Lately, though, the park has been home to thrice-weekly yoga sessions. In the grassy area between the miniature train station and the Vietnam memorial, 2008 Laurel High School graduate Sarah Parish leads two different styles of yoga for groups ranging from a handful to upwards of 20.
“With COVID, studios were closed,” Parish said. “I wanted to do something good and outside. I know they have had classes outside in Cascade. I talked with (New Castle city councilman) Bryan Cameron and he pitched it to the board members. They said yes and I started having classes.”
The ages go anywhere from young children and recent high school graduates to working age and older.
“I’ve had probably seven-year-olds to 70-year-olds,” Parish said. People walking about in the park have stopped by and joined or inquired about the next session. Word is mostly shared through social media, where Parish posts updates on her Facebook and Instagram pages.
“A lot of beginners are coming, which is why we’re doing what we’re doing,” said Parish, a Titusville Middle School art teacher and Westminster College cheerleading coach.
The classes are put on for no charge to participants — who bring their own mats or beach towels — but are donation-based. Donations go into a large glass jar and are collected for two-week periods for a specific charity. The first collection was taken up for a yoga instructor who was undergoing chemotherapy and radiation.
The second donation was given to the Convoy of Hope, which donated food and supplies to the bi-weekly giveaway at Shenango Elementary School on July 22.
“I kind of just wanted to do something good,” she said.
Parish got her start in yoga after doing a Beachbody workout. Afterward, her friend said she was going to yoga; Parish had never been to a class before.
“I went along with her and fell in love,” she said.
Four years of practice later, she finished her certification in May and focuses on power yoga, although she’s trained in everything. Her Cascade Park classes typically include two gentle sessions and one power. Gentle focuses on deep stretches and breathing, while power is one breath per movement. Many of the attendees are beginners, she said.
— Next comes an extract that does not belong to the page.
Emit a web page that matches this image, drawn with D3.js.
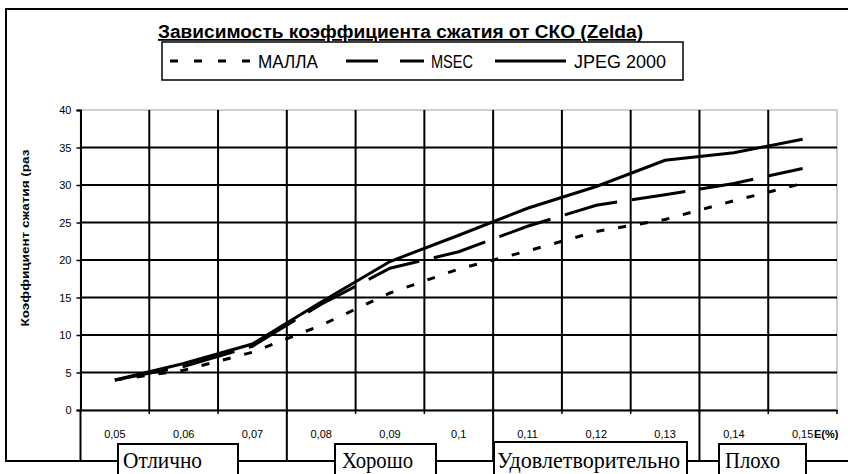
<!DOCTYPE html>
<html>
<head>
<meta charset="utf-8">
<title>Zelda</title>
<script src="https://cdn.jsdelivr.net/npm/d3@7/dist/d3.min.js"></script>
<style>
body { margin: 0; background: #fff; }
</style>
</head>
<body>
<script>
// данные
var categories = ['0,05', '0,06', '0,07', '0,08', '0,09', '0,1', '0,11', '0,12', '0,13', '0,14', '0,15'];
var mallaValues = [4, 5.3, 7.7, 11.3, 15.6, 18.8, 21.2, 23.8, 25.4, 27.9, 30.2];
var msecValues = [4, 5.8, 8.5, 14.1, 18.9, 21.1, 24.5, 27.3, 28.7, 30.2, 32.2];
var jpegValues = [4, 6.2, 8.8, 14.4, 19.8, 23.3, 26.9, 29.8, 33.3, 34.3, 36.1];
var yTicks = [0, 5, 10, 15, 20, 25, 30, 35, 40];
var seriesNames = ['МАЛЛА', 'MSEC', 'JPEG 2000'];
var grades = ['Отлично', 'Хорошо', 'Удовлетворительно', 'Плохо'];
var gradeStart = [0, 3, 6, 9]; // индекс первой категории каждой оценки

var sans = '"Liberation Sans", Arial, sans-serif';
var serif = '"Liberation Serif", "Times New Roman", serif';

var svgWidth = 848, svgHeight = 474;
var plot = { left: 80.5, right: 837, top: 110, bottom: 410 };

var svg = d3.select('body').append('svg')
    .attr('width', svgWidth)
    .attr('height', svgHeight)
    .style('font-family', sans);

var x = d3.scaleBand().domain(categories).range([plot.left, plot.right]).padding(0);
var y = d3.scaleLinear().domain([0, 40]).range([plot.bottom, plot.top]);

/* внешняя рамка */
svg.append('rect')
    .attr('x', 6).attr('y', 9)
    .attr('width', 900).attr('height', 452)
    .attr('fill', 'none').attr('stroke', '#000').attr('stroke-width', 2);

/* граница области построения */
svg.append('rect')
    .attr('x', plot.left).attr('y', plot.top)
    .attr('width', plot.right - plot.left).attr('height', plot.bottom - plot.top)
    .attr('fill', 'none').attr('stroke', '#c0c0c0').attr('stroke-width', 1.5);

/* горизонтальная сетка */
svg.append('g').selectAll('line')
    .data(yTicks.filter(function(d) { return d > 0 && d < 40; }))
    .enter().append('line')
    .attr('x1', plot.left).attr('x2', plot.right)
    .attr('y1', function(d) { return y(d); })
    .attr('y2', function(d) { return y(d); })
    .attr('stroke', '#000').attr('stroke-width', 2);

/* вертикальная сетка (между категориями) */
svg.append('g').selectAll('line')
    .data(categories.slice(1))
    .enter().append('line')
    .attr('x1', function(d) { return x(d); })
    .attr('x2', function(d) { return x(d); })
    .attr('y1', plot.top).attr('y2', plot.bottom)
    .attr('stroke', '#000').attr('stroke-width', 2);

/* ось Y */
var yAxis = svg.append('g')
    .attr('transform', 'translate(' + plot.left + ',0)')
    .call(d3.axisLeft(y).tickValues(yTicks).tickSize(4).tickPadding(5)
        .tickFormat(function(d) { return d; }));
yAxis.select('.domain').attr('stroke', '#000').attr('stroke-width', 2);
yAxis.selectAll('.tick line').attr('stroke', '#000').attr('stroke-width', 1.5);
yAxis.selectAll('text').attr('font-size', 11).attr('fill', '#000')
    .attr('font-family', sans);

/* ось X */
var xAxis = svg.append('g')
    .attr('transform', 'translate(0,' + plot.bottom + ')')
    .call(d3.axisBottom(x).tickSize(0).tickPadding(20));
xAxis.select('.domain').attr('stroke', '#000').attr('stroke-width', 2);
xAxis.selectAll('text').attr('font-size', 11).attr('fill', '#000')
    .attr('font-family', sans);

// засечки на границах категорий
svg.append('g').selectAll('line')
    .data(categories.map(function(d) { return x(d) + x.bandwidth(); }))
    .enter().append('line')
    .attr('x1', function(d) { return d; })
    .attr('x2', function(d) { return d; })
    .attr('y1', plot.bottom).attr('y2', plot.bottom + 4)
    .attr('stroke', '#000').attr('stroke-width', 1.5);

svg.append('text')
    .attr('x', 814).attr('y', 438)
    .attr('font-size', 11).attr('font-weight', 'bold')
    .text('E(%)');

/* подпись оси Y */
svg.append('text')
    .attr('transform', 'translate(29,238) rotate(-90)')
    .attr('text-anchor', 'middle')
    .attr('font-size', 11).attr('font-weight', 'bold')
    .attr('textLength', 177).attr('lengthAdjust', 'spacingAndGlyphs')
    .text('Коэффициент сжатия (раз');

/* разделители оценок под осью */
svg.append('g').selectAll('line')
    .data(gradeStart)
    .enter().append('line')
    .attr('x1', function(i) { return x(categories[i]); })
    .attr('x2', function(i) { return x(categories[i]); })
    .attr('y1', plot.bottom).attr('y2', 462)
    .attr('stroke', '#000').attr('stroke-width', 2);

/* блоки оценок */
var gradeBoxes = [
    { x: 118, w: 120, top: 444, tx: 123, tl: 79 },
    { x: 335, w: 101, top: 444, tx: 342, tl: 71 },
    { x: 494, w: 193, top: 442, tx: 497, tl: 183 },
    { x: 719, w: 87, top: 444, tx: 725, tl: 55 }
];
var g = svg.append('g').selectAll('g')
    .data(grades)
    .enter().append('g');
g.append('rect')
    .attr('x', function(d, i) { return gradeBoxes[i].x; })
    .attr('y', function(d, i) { return gradeBoxes[i].top; })
    .attr('width', function(d, i) { return gradeBoxes[i].w; })
    .attr('height', 60)
    .attr('fill', '#fff').attr('stroke', '#000').attr('stroke-width', 2);
g.append('text')
    .attr('x', function(d, i) { return gradeBoxes[i].tx; })
    .attr('y', 468)
    .style('font-family', serif)
    .attr('font-size', 23)
    .attr('textLength', function(d, i) { return gradeBoxes[i].tl; })
    .attr('lengthAdjust', 'spacingAndGlyphs')
    .text(function(d) { return d; });

/* линии серий */
var line = d3.line()
    .x(function(d, i) { return x(categories[i]) + x.bandwidth() / 2; })
    .y(function(d) { return y(d); });

var series = [
    { name: seriesNames[0], values: mallaValues, dash: '8,14' },
    { name: seriesNames[1], values: msecValues, dash: '54,15' },
    { name: seriesNames[2], values: jpegValues, dash: null }
];

svg.append('g').selectAll('path')
    .data(series)
    .enter().append('path')
    .attr('d', function(d) { return line(d.values); })
    .attr('fill', 'none')
    .attr('stroke', '#000')
    .attr('stroke-width', 3)
    .attr('stroke-dasharray', function(d) { return d.dash; });

/* заголовок */
svg.append('text')
    .attr('x', 158).attr('y', 38)
    .attr('font-size', 18).attr('font-weight', 'bold')
    .attr('textLength', 485).attr('lengthAdjust', 'spacingAndGlyphs')
    .attr('text-decoration', 'underline')
    .text('Зависимость коэффициента сжатия от СКО (Zelda)');

/* легенда */
svg.append('rect')
    .attr('x', 162).attr('y', 42)
    .attr('width', 521).attr('height', 38)
    .attr('fill', '#fff').attr('stroke', '#000').attr('stroke-width', 1.5);

var legendItems = [
    { x1: 170, x2: 252, tx: 258, tl: 60, dash: '8,16' },
    { x1: 346, x2: 424, tx: 431, tl: 42, dash: '32,22' },
    { x1: 495, x2: 566, tx: 574, tl: 92, dash: null }
];
var lg = svg.append('g').selectAll('g')
    .data(series)
    .enter().append('g');
lg.append('line')
    .attr('x1', function(d, i) { return legendItems[i].x1; })
    .attr('x2', function(d, i) { return legendItems[i].x2; })
    .attr('y1', 61).attr('y2', 61)
    .attr('stroke', '#000').attr('stroke-width', 3)
    .attr('stroke-dasharray', function(d, i) { return legendItems[i].dash; });
lg.append('text')
    .attr('x', function(d, i) { return legendItems[i].tx; })
    .attr('y', 68)
    .attr('font-size', 18)
    .attr('textLength', function(d, i) { return legendItems[i].tl; })
    .attr('lengthAdjust', 'spacingAndGlyphs')
    .text(function(d) { return d.name; });
</script>
</body>
</html>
“Everything focuses on body, breath and mind,” Parish said. “Yoga is for everyone of all ages and all levels. It’s really good for helping people age well. I practice with some 80- and 90-year-olds who are way more fit than I am.”
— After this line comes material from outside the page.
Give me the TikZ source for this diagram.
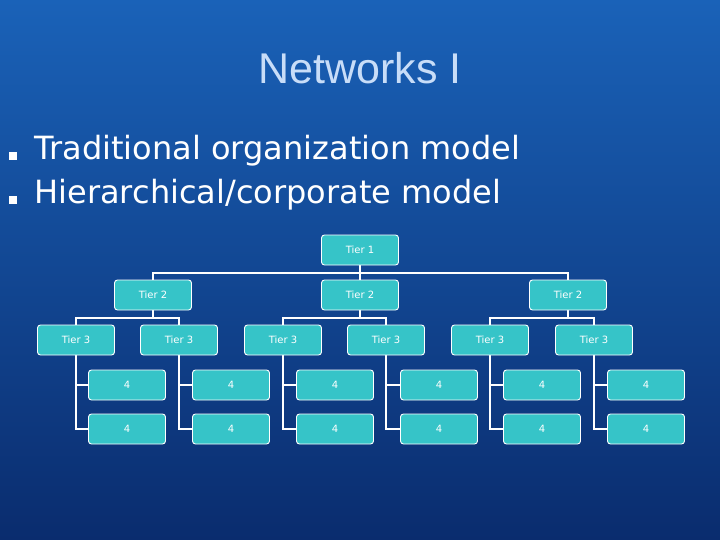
\documentclass[tikz,border=0pt]{standalone}
\usepackage{fontspec}
\setmainfont{DejaVu Sans}
\newfontfamily\titlefont{Liberation Sans}
\definecolor{bgtop}{HTML}{1A62B8}
\definecolor{bgbot}{HTML}{0A2C6E}
\definecolor{boxc}{HTML}{36C4C8}
\definecolor{titlec}{HTML}{C8DDF8}
\tikzset{
  org/.style={draw=white, line width=0.9pt, fill=boxc, rounded corners=3pt, minimum width=77pt, minimum height=30pt, text=white, font=\fontsize{10}{12}\selectfont, inner sep=0pt},
  conn/.style={draw=white, line width=1.4pt},
  bul/.style={fill=white, minimum size=8pt, inner sep=0pt}
}
\begin{document}
\begin{tikzpicture}[x=1pt,y=-1pt]
\shade[top color=bgtop, bottom color=bgbot] (0,0) rectangle (720,540);
\useasboundingbox (0,0) rectangle (720,540);
\node[font=\titlefont\fontsize{43}{48}\selectfont, text=titlec] (title) at (360,68) {Networks I};
\node[bul] (b1) at (13,156) {};
\node[bul] (b2) at (13,200) {};
\node[anchor=west, text=white, font=\fontsize{32}{36}\selectfont, xscale=1.0] (t1) at (31,151) {Traditional organization model};
\node[anchor=west, text=white, font=\fontsize{32}{36}\selectfont] (t2) at (31,195) {Hierarchical/corporate model};
\coordinate (A) at (360,250);
\coordinate (B1) at (153,295);
\coordinate (B2) at (360,295);
\coordinate (B3) at (568,295);
% connectors first (under boxes)
\draw[conn] (360,250) -- (360,273) coordinate (h0);
\draw[conn] (153,295) |- (h0) -| (568,295);
\draw[conn] (h0) -- (360,295);
\foreach \b/\l/\r in {153/76/179,360/283/386,568/490/594}{
  \draw[conn] (\b,295) -- (\b,318) coordinate (hh);
  \draw[conn] (\l,340) |- (hh) -| (\r,340);
}
\foreach \x/\y in {76/127,179/231,283/335,386/439,490/542,594/646}{
  \draw[conn] (\x,340) |- (\y,385);
  \draw[conn] (\x,340) |- (\y,429);
}
% boxes
\node[org] (nA) at (A) {Tier 1};
\node[org] (nB1) at (B1) {Tier 2};
\node[org] (nB2) at (B2) {Tier 2};
\node[org] (nB3) at (B3) {Tier 2};
\foreach \i/\x in {1/76,2/179,3/283,4/386,5/490,6/594}{
  \node[org] (C\i) at (\x,340) {Tier 3};
}
\foreach \i/\x in {1/127,2/231,3/335,4/439,5/542,6/646}{
  \node[org] (D\i) at (\x,385) {4};
  \node[org] (E\i) at (\x,429) {4};
}
\end{tikzpicture}
\end{document}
She also noted its the stress relief and mental aspect. The sessions are accompanied by a light soundtrack featuring artists like Billie Eilish, John Mayer and James Taylor.
Upcoming classes are a power session on Monday and a gentle session on Wednesday. Both start at 6:30 p.m. in Cascade Park.
“Everyone I meet, I just want them to do it to,” Parish said. “I’ve had such a good interaction with yoga that I want to share that with everyone.”